I am sure she knows lol You should’ve seen what she got me for my birthday


----------



## 1basshunter (Mar 27, 2011)




----------



## midoh39 (May 8, 2005)

Has anyone tried either the Berkley Skinny Cutter or the Jackall Squad Minnow? Figured I would pick up a few sticks that aren’t a rogue or a husky.
1basshunter, you will love that reel. I used a Stella/ conquest combo fishing for sheephead this spring can’t think of anyone else that has done that.


----------



## ristorap (Mar 6, 2013)

I forgot about the storm minnows new and old. The Berkley new and old minnows. There is some made by poe's, mann's, bagley, blaze, cultive/owner, lazer lure, norman, yamamoto, sebile. What about the baits that susp. when the water is 40-50 deg. rattles or no rattles?


----------



## Saugeyefisher (Jul 19, 2010)

ristorap said:


> I forgot about the storm minnows new and old. The Berkley new and old minnows. There is some made by poe's, mann's, bagley, blaze, cultive/owner, lazer lure, norman, yamamoto, sebile. What about the baits that susp. when the water is 40-50 deg. rattles or no rattles?[/QUOTE
> I have bought some yamamoto cranks before,they didnt even wanna dive,pretty weak.
> Imo the storm jr thunderstic is one of the best floating stickbaits out there!
> Another fun floater is the rapala scatter raps. When the fish are really agressive an boiling on shad they can be money , but are a very situational bait,but a great tool to have
> ...


----------



## ristorap (Mar 6, 2013)

I like to use some other baits along with the old stand by baits. Also like trying different colors.


----------



## Saugeyefisher (Jul 19, 2010)

ristorap said:


> I like to use some other baits along with the old stand by baits. Also like trying different colors.
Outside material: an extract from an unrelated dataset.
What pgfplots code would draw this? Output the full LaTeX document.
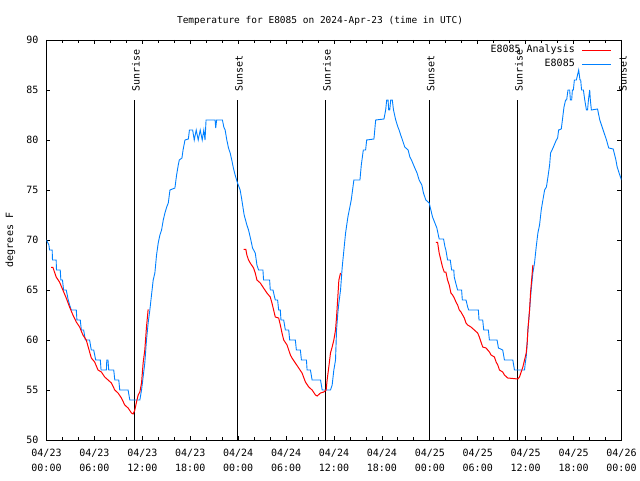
\documentclass[border=0pt]{standalone}
\usepackage{fontspec}
\setmainfont{DejaVu Sans Mono}
\usepackage{pgfplots}
\pgfplotsset{compat=1.18}
\definecolor{gblue}{RGB}{0,128,255}
\begin{document}
\begin{tikzpicture}
\path[use as bounding box] (-46.5pt,-40pt) rectangle (593.5pt,440pt);
\begin{axis}[
  scale only axis, width=575pt, height=400pt,
  xmin=0, xmax=72, ymin=50, ymax=90,
  clip mode=individual,
  axis line style={black, line width=0.8pt},
  tick align=inside, tick style={black, line width=0.8pt},
  major tick length=4pt, minor tick length=3pt,
  xtick={0,6,...,72}, minor x tick num=2,
  ytick={50,55,...,90},
  xticklabels={{04/23\\00:00},{04/23\\06:00},{04/23\\12:00},{04/23\\18:00},{04/24\\00:00},{04/24\\06:00},{04/24\\12:00},{04/24\\18:00},{04/25\\00:00},{04/25\\06:00},{04/25\\12:00},{04/25\\18:00},{04/26\\00:00}},
  xticklabel style={align=center, font=\fontsize{10}{15}\selectfont, inner sep=0pt, yshift=-9pt},
  yticklabel style={font=\fontsize{10}{12}\selectfont, inner sep=0pt, xshift=-8pt},
  /pgf/number format/assume math mode=true,
  ylabel={degrees F},
  ylabel style={at={(axis description cs:-0.0626,0.5)}, anchor=center, font=\fontsize{10}{12}\selectfont},
  legend style={at={(rel axis cs:0.9835,0.988)}, anchor=north east, draw=none, fill=none,
    font=\fontsize{10}{12}\selectfont, inner sep=0pt, row sep=3pt, column sep=6pt,
    nodes={inner sep=1pt, text height=7pt, text depth=2pt}},
  legend cell align=right, legend plot pos=right,
  legend image code/.code={\draw (0pt,0pt) -- (29pt,0pt);},
]
\addlegendimage{red, line width=1pt}
\addlegendentry{E8085 Analysis}
\addlegendimage{gblue, line width=1pt}
\addlegendentry{E8085}

\node[anchor=center, inner sep=0pt, font=\fontsize{9.5}{11}\selectfont] at (rel axis cs:0.4757,1.048) {Temperature for E8085 on 2024-Apr-23 (time in UTC)};

% sunrise / sunset lines
\addplot[black, line width=0.8pt, forget plot] coordinates {(11.0,50) (11.0,84)};
\addplot[black, line width=0.8pt, forget plot] coordinates {(23.9,50) (23.9,84)};
\addplot[black, line width=0.8pt, forget plot] coordinates {(34.93,50) (34.93,84)};
\addplot[black, line width=0.8pt, forget plot] coordinates {(47.93,50) (47.93,84)};
\addplot[black, line width=0.8pt, forget plot] coordinates {(58.95,50) (58.95,84)};
\addplot[black, line width=0.8pt, forget plot] coordinates {(72.0,50) (72.0,84)};
\node[rotate=90, anchor=west, inner sep=0pt, font=\fontsize{10}{12}\selectfont] at (axis cs:11.19,84.8) {Sunrise};
\node[rotate=90, anchor=west, inner sep=0pt, font=\fontsize{10}{12}\selectfont] at (axis cs:24.09,84.8) {Sunset};
\node[rotate=90, anchor=west, inner sep=0pt, font=\fontsize{10}{12}\selectfont] at (axis cs:35.12,84.8) {Sunrise};
\node[rotate=90, anchor=west, inner sep=0pt, font=\fontsize{10}{12}\selectfont] at (axis cs:48.12,84.8) {Sunset};
\node[rotate=90, anchor=west, inner sep=0pt, font=\fontsize{10}{12}\selectfont] at (axis cs:59.14,84.8) {Sunrise};
\node[rotate=90, anchor=west, inner sep=0pt, font=\fontsize{10}{12}\selectfont] at (axis cs:72.19,84.8) {Sunset};

% E8085 observed
\addplot[gblue, line width=0.9pt, forget plot] coordinates {
(0,70) (0.3,69.5) (0.38,69) (0.71,69) (0.75,68) (1.21,68) (1.25,67) (1.72,67) (1.8,66) (2.0,66)
(2.14,65) (2.47,65) (2.6,64.5) (2.72,64) (2.9,63.5) (3.1,63) (3.73,63) (3.81,62) (4.23,62) (4.36,61)
(4.65,61) (4.86,60) (5.4,60) (5.5,59.5) (5.61,59) (5.91,59) (6.16,58) (6.74,58) (6.83,57) (7.5,57)
(7.55,58) (7.7,58) (7.79,57) (8.42,57) (8.55,56) (9.05,56) (9.17,55) (10.22,55) (10.43,54) (11.69,54)
(11.9,55) (12.1,56.3) (12.31,57.7) (12.52,60) (12.73,61.7) (12.94,63) (13.15,64.5) (13.36,66) (13.57,66.7) (13.78,68.5)
(13.99,69.7) (14.2,70.5) (14.41,71) (14.62,72) (14.83,72.7) (15.05,73.3) (15.25,73.7) (15.46,75) (16.08,75.2) (16.29,76.5)
(16.5,77.5) (16.63,78) (16.96,78.2) (17.1,79) (17.34,80) (17.76,80.1) (17.9,81) (18.3,81) (18.5,80) (18.75,81)
(19.0,80) (19.25,81) (19.5,80) (19.7,81) (19.85,80) (19.98,82) (21.11,82)
(21.19,81.2) (21.3,82) (22.03,82) (22.2,81.3) (22.37,81) (22.58,80) (22.79,79.2) (23.0,78.7) (23.2,78) (23.4,77.2)
(23.62,76.5) (23.92,75.7) (24.25,75) (24.46,74) (24.75,72.5) (25.09,71.5) (25.3,71) (25.59,70) (25.8,69.2) (26.14,68.7)
(26.35,67.5) (26.56,67) (27.1,67) (27.18,66) (27.94,66) (28.02,65) (28.36,65) (28.5,64.5) (28.65,64) (28.94,64)
(29.07,63) (29.28,63) (29.36,62) (29.7,62) (29.91,61) (30.33,61) (30.45,60) (31.16,60) (31.29,59) (31.79,59)
(31.92,58) (32.55,58) (32.63,57) (33.05,57) (33.26,56) (34.31,56) (34.52,55) (35.56,55) (35.77,55.5) (35.98,57)
(36.19,58) (36.32,61) (36.48,62.7) (36.61,63.7) (36.82,65) (37.03,67.3) (37.24,69) (37.45,70.7) (37.74,72.3) (38.16,74)
(38.49,76) (39.25,76) (39.42,77.5) (39.67,79) (39.96,79) (40.09,80) (41.0,80.1) (41.22,82) (42.26,82.1) (42.47,83)
(42.6,84) (42.77,84) (42.85,83) (42.98,83) (43.1,84) (43.3,84) (43.45,83) (43.73,82) (44.0,81.3) (44.15,81)
(44.35,80.5) (44.57,80) (44.86,79.3) (45.28,79) (45.5,78.3) (45.7,78) (46.12,77.2) (46.4,76.7) (46.66,76) (47.0,75.5)
(47.2,74.7) (47.5,74) (47.92,73.7) (48.34,72.3) (48.88,71.2) (49.17,70.1) (49.72,70.1) (49.9,69.3) (50.01,69) (50.22,68)
(50.56,68) (50.73,67) (51.0,67) (51.06,66.3) (51.31,65.5) (51.48,65) (51.98,65) (52.07,64) (52.53,64) (52.74,63.3)
(52.86,63) (54.08,63) (54.16,62) (54.62,62) (54.75,61) (55.33,61) (55.46,60) (56.42,60) (56.59,59.2) (57.13,59)
(57.34,58) (58.39,58) (58.6,57) (59.86,57) (59.95,57.7) (60.07,58.3) (60.19,59.7) (60.28,61) (60.49,63) (60.69,65)
(60.9,66.7) (61.11,67.7) (61.32,69.3) (61.53,70.7) (61.74,71.5) (61.95,73) (62.16,74) (62.37,75) (62.6,75.3) (62.79,76.3)
(63.0,77.5) (63.12,78.7) (63.42,79.2) (63.84,80) (64.0,80.2) (64.13,81) (64.46,81.1) (64.6,82) (64.8,83.3) (65.0,84)
(65.13,84) (65.3,85) (65.51,85) (65.6,84) (65.76,84) (65.85,85) (65.97,85) (66.1,86) (66.35,86) (66.64,87)
(66.8,86) (66.89,86) (67.0,85) (67.23,85) (67.4,84) (67.61,83) (67.75,83) (67.86,84) (68.02,85) (68.1,84)
(68.23,83) (69.0,83.1) (69.28,82) (69.7,81) (70.12,80) (70.4,79.2) (70.96,79.1) (71.3,78) (71.46,77.3) (71.7,76.7)
(72,76)
};

% E8085 Analysis
\addplot[red, line width=1pt, forget plot] coordinates {
(0.59,67.27) (0.8,67.27) (1.21,66.3) (1.63,65.8) (2.05,65) (2.47,64.2) (2.89,63.3) (3.31,62.5) (3.73,61.8) (4.15,61.3)
(4.56,60.5) (4.98,60) (5.4,58.8) (5.61,58.2) (6.03,57.8) (6.45,57) (6.87,56.8) (7.29,56.3) (7.71,56) (8.13,55.7)
(8.55,55) (8.96,54.7) (9.38,54.2) (9.8,53.5) (10.22,53.2) (10.64,52.7) (10.85,52.6) (11.06,53) (11.27,53.8) (11.48,54.5)
(11.69,54.8) (11.9,55.7) (12.1,57.7) (12.31,59) (12.52,61.3) (12.73,63.07)
};
\addplot[red, line width=1pt, forget plot] coordinates {
(24.67,69.07) (24.96,69.07) (25.09,68.5) (25.3,68) (25.51,67.7) (25.93,67.2) (26.14,66.7) (26.35,66) (26.77,65.7) (27.18,65.2)
(27.6,64.7) (28.02,64.3) (28.23,63.7) (28.44,63) (28.65,62.3) (29.07,62.2) (29.28,61.5) (29.49,60.7) (29.7,60) (30.12,59.5)
(30.33,59) (30.54,58.5) (30.74,58.2) (31.16,57.7) (31.58,57.2) (32.0,56.7) (32.42,55.8) (32.84,55.3) (33.26,55) (33.68,54.5)
(33.89,54.4) (34.31,54.7) (34.72,54.8) (35.02,55) (35.14,56) (35.35,57.3) (35.56,58.7) (35.77,59.3) (35.98,60) (36.19,61)
(36.32,62.3) (36.48,64.3) (36.61,66) (36.82,66.7)
};
\addplot[red, line width=1pt, forget plot] coordinates {
(48.76,69.77) (48.97,69.77) (49.17,68.7) (49.38,68) (49.59,67.3) (49.8,66.8) (50.01,66.8) (50.22,66) (50.43,65.5) (50.64,64.7)
(50.85,64.5) (51.06,64.2) (51.27,63.8) (51.48,63.5) (51.69,63) (51.9,62.8) (52.11,62.5) (52.32,62.2) (52.53,61.7) (52.74,61.5)
(53.15,61.3) (53.57,61) (53.99,60.7) (54.2,60.3) (54.41,59.8) (54.62,59.3) (55.04,59.2) (55.46,58.8) (55.67,58.5) (56.09,58.3)
(56.3,57.8) (56.51,57.5) (56.72,57) (57.13,56.8) (57.34,56.5) (57.76,56.2) (59.02,56.1) (59.23,56.3) (59.44,56.8) (59.65,57.3)
(59.86,58) (60.07,58.7) (60.19,59.7) (60.28,61) (60.49,63) (60.61,64.7) (60.78,66.3) (60.9,67.5)
};
\end{axis}
\end{tikzpicture}
\end{document}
Same here,but usually go back to y favorites eventually. 
Ill take some pics later an post of a few custom painted huskie jerks i bought a few years ago. One turned hot for me last fall,but the others have not seen much water time yet.


----------



## odell daniel (Nov 5, 2015)

lime green crush rogue, copper with orange belly rogue, a finely tuned blue/silver/orange belly husky jerk/, the rapala shadow rap, all great baits.


----------